With La Passione di Gesù overo il Vangelo di Giuda, released by Alpha Classics, Leonardo García-Alarcón crosses a singular threshold: that of a personal work, conceived not as a simple return to the sacred genre, but as a journey through an entire musical memory. The subtitle already states its ambition: labirinto canonico in musica sotto forma di oratorio (“a canonical labyrinth in music in the form of an oratorio”). Built around a libretto by Marco Sabbatini, the oratorio rereads the Passion in the light of the Gospel of Judas, an apocryphal text, but also of the Gospel of Mary, the Book of Job, the Song of Songs, other extra-canonical texts and gnostic writings. Judas no longer appears merely as the traitor, but as the one who accepts, out of love for Christ, the most thankless role: enabling the fulfilment of the Scriptures.
The work was born from a constellation of images and signs that the composer links to an evening in 2016 at the Bibliotheca Bodmeriana in Geneva, during a commemoration of Jorge Luis Borges. The manuscript of the Gospel of Judas, the Argentine writer’s short stories, the figure of Bach and the idea of an inverted Divina commedia come together in a deliberately intricate form. García-Alarcón pays tribute here to what he calls his natural language since childhood: the fugue, extended through canon, counterpoint and a musical thought in which codes become so many enigmas offered to the listener. From this material emerges a Passion that does not seek to illustrate a familiar narrative, but to displace it, turn it back on itself and reveal its zones of uncertainty.
Gathered around Cappella Mediterranea, the Chœur de Chambre de Namur and Les Pastoureaux, the soloists give body to a fresco in which languages, styles and temporalities intersect. Andreas Wolf embodies Jesus, Mariana Flores Mary Magdalene, Ana Quintans Marie, Julie Roset the Angel, Mark Milhofer Judas et Victor Sicard Peter. The bandoneon, which opens the oratorio alone, rubs shoulders with period and modern instruments, while Lutheran chorales, the Dies irae, the shadow of Monteverdi, that of Bach’s Passions, Pasolini’s poetry and forms drawn from tango or gospel create a shifting sonic substance.

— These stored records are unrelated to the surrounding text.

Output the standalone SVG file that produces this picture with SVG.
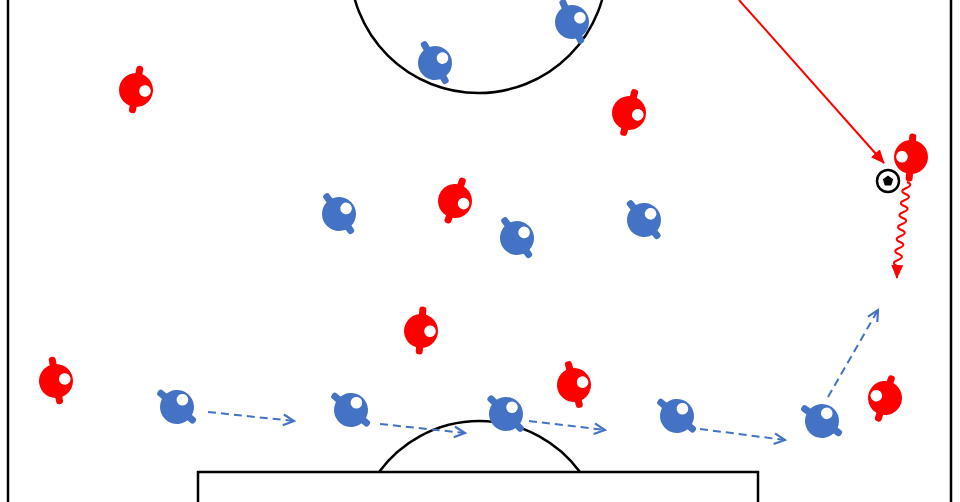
<svg xmlns="http://www.w3.org/2000/svg" xmlns:xlink="http://www.w3.org/1999/xlink" width="960" height="502" viewBox="0 0 960 502">
  <style>
    .line { fill: none; stroke: #000; stroke-width: 2.5; }
    .red { color: #FF0000; }
    .blue { color: #4472C4; }
    .run { fill: none; stroke: #4472C4; stroke-width: 2; stroke-dasharray: 8 5; }
    .pass { fill: none; stroke: #FF0000; stroke-width: 2; }
  </style>
  <defs>
    <g id="player">
      <rect x="-3.5" y="-24.5" width="7" height="12" rx="3" fill="currentColor"/>
      <rect x="-3.5" y="12" width="7" height="11.5" rx="3" fill="currentColor"/>
      <circle r="17" fill="currentColor"/>
      <circle cx="9" cy="-0.5" r="5.8" fill="#fff"/>
    </g>
    <marker id="chev" markerUnits="userSpaceOnUse" markerWidth="14" markerHeight="14" viewBox="-1 -1 13 12" refX="10" refY="5" orient="auto">
      <path d="M0,0 L10,5 L0,10" fill="none" stroke="#4472C4" stroke-width="2"/>
    </marker>
    <marker id="tri" markerUnits="userSpaceOnUse" markerWidth="14" markerHeight="12" viewBox="0 0 14 12" refX="13" refY="6" orient="auto">
      <path d="M0,0 L14,6 L0,12 z" fill="#FF0000"/>
    </marker>
  </defs>
  <rect width="960" height="502" fill="#fff"/>
  <g id="pitch">
    <line class="line" x1="8" y1="0" x2="8" y2="502"/>
    <line class="line" x1="951" y1="0" x2="951" y2="502"/>
    <circle class="line" cx="478.5" cy="-35.5" r="128.5"/>
    <rect class="line" x="198" y="472" width="560" height="40"/>
    <path class="line" d="M379,472 A124.5,124.5 0 0 1 580,472"/>
  </g>
  <g id="connectors">
    <line class="run" x1="208" y1="412" x2="294" y2="421" marker-end="url(#chev)"/>
    <line class="run" x1="380" y1="424" x2="465" y2="433" marker-end="url(#chev)"/>
    <line class="run" x1="529" y1="421" x2="605" y2="430" marker-end="url(#chev)"/>
    <line class="run" x1="700" y1="429" x2="785" y2="440" marker-end="url(#chev)"/>
    <line class="run" x1="828" y1="397" x2="878" y2="310" marker-end="url(#chev)"/>
    <line class="pass" x1="739" y1="0" x2="884" y2="163" marker-end="url(#tri)"/>
    <path class="pass" d="M907,182 q7,3 -0.7,6 t-0.7,6 t-0.7,6 t-0.7,6 t-0.7,6 t-0.7,6 t-0.7,6 t-0.7,6 t-0.7,6 t-0.7,6 t-0.7,6 t-0.7,6 t-0.7,6 t-0.7,6 l-0.3,12" marker-end="url(#tri)"/>
  </g>
  <g id="ball">
    <circle cx="888" cy="181" r="11" fill="#fff" stroke="#000" stroke-width="2.5"/>
    <polygon points="888,175.5 893.2,179.3 891.2,185.4 884.8,185.4 882.8,179.3" fill="#000"/>
  </g>
  <g id="red1" class="red" transform="translate(136,90) rotate(10)"><use xlink:href="#player"/></g>
  <g id="red2" class="red" transform="translate(629,113) rotate(15)"><use xlink:href="#player"/></g>
  <g id="red3" class="red" transform="translate(455,201) rotate(20)"><use xlink:href="#player"/></g>
  <g id="red4" class="red" transform="translate(421,331) rotate(5)"><use xlink:href="#player"/></g>
  <g id="red5" class="red" transform="translate(56,381) rotate(-10)"><use xlink:href="#player"/></g>
  <g id="red6" class="red" transform="translate(574,385) rotate(-15)"><use xlink:href="#player"/></g>
  <g id="red7" class="red" transform="translate(885,398) rotate(198)"><use xlink:href="#player"/></g>
  <g id="red8" class="red" transform="translate(911,157) rotate(185)"><use xlink:href="#player"/></g>
  <g id="blue1" class="blue" transform="translate(435,63) rotate(-30)"><use xlink:href="#player"/></g>
  <g id="blue2" class="blue" transform="translate(572,22) rotate(-25)"><use xlink:href="#player"/></g>
  <g id="blue3" class="blue" transform="translate(339,214) rotate(-35)"><use xlink:href="#player"/></g>
  <g id="blue4" class="blue" transform="translate(517,238) rotate(-35)"><use xlink:href="#player"/></g>
  <g id="blue5" class="blue" transform="translate(644,220) rotate(-40)"><use xlink:href="#player"/></g>
  <g id="blue6" class="blue" transform="translate(177,407) rotate(-50)"><use xlink:href="#player"/></g>
  <g id="blue7" class="blue" transform="translate(351,410) rotate(-50)"><use xlink:href="#player"/></g>
  <g id="blue8" class="blue" transform="translate(506,414) rotate(-45)"><use xlink:href="#player"/></g>
  <g id="blue9" class="blue" transform="translate(677,416) rotate(-50)"><use xlink:href="#player"/></g>
  <g id="blue10" class="blue" transform="translate(822,421) rotate(-55)"><use xlink:href="#player"/></g>
</svg>
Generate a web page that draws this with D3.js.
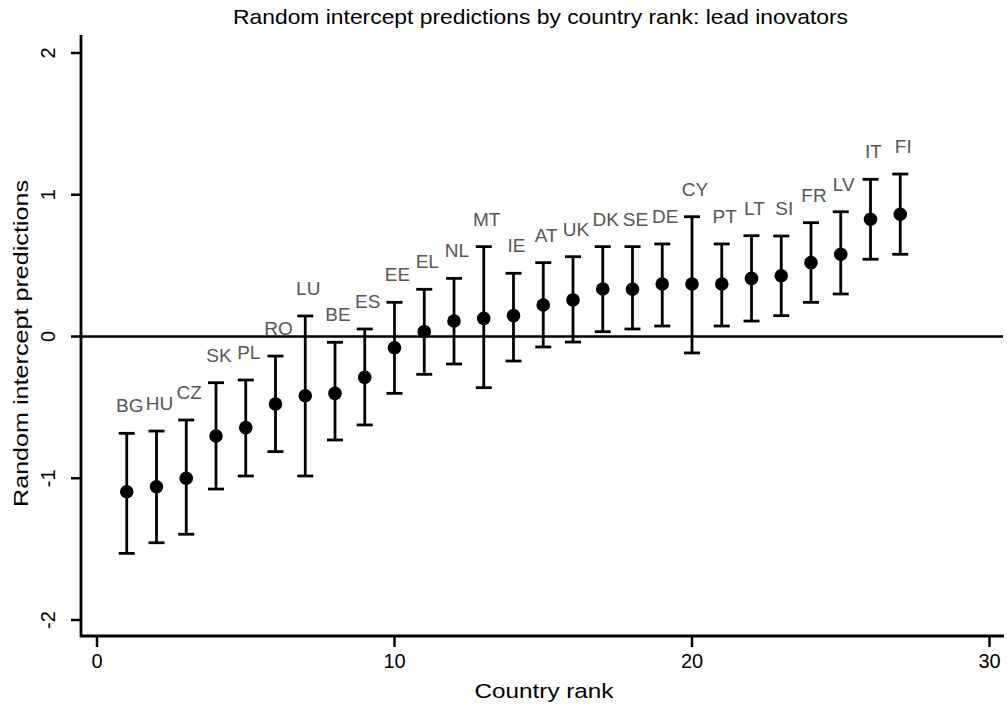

This recording does not merely place references side by side: it organises a dramaturgy of revelation. Mary Magdalene assumes a central, almost evangelical role, carrying the word that the apostles dispute; Judas becomes a figure of dilemma, not simple condemnation; the risen Christ no longer appears only as the end-point of the narrative, but as a call to intimate transformation. García-Alarcón’s direction gives this teeming architecture a powerful theatrical clarity, between contrapuntal tension, choral brilliance, the sensuality of the vocal lines and instrumental irruptions. An oratorio into which one should plunge headlong, without looking too quickly for the way out, but accepting, at every turn, the shadow of the unexpected.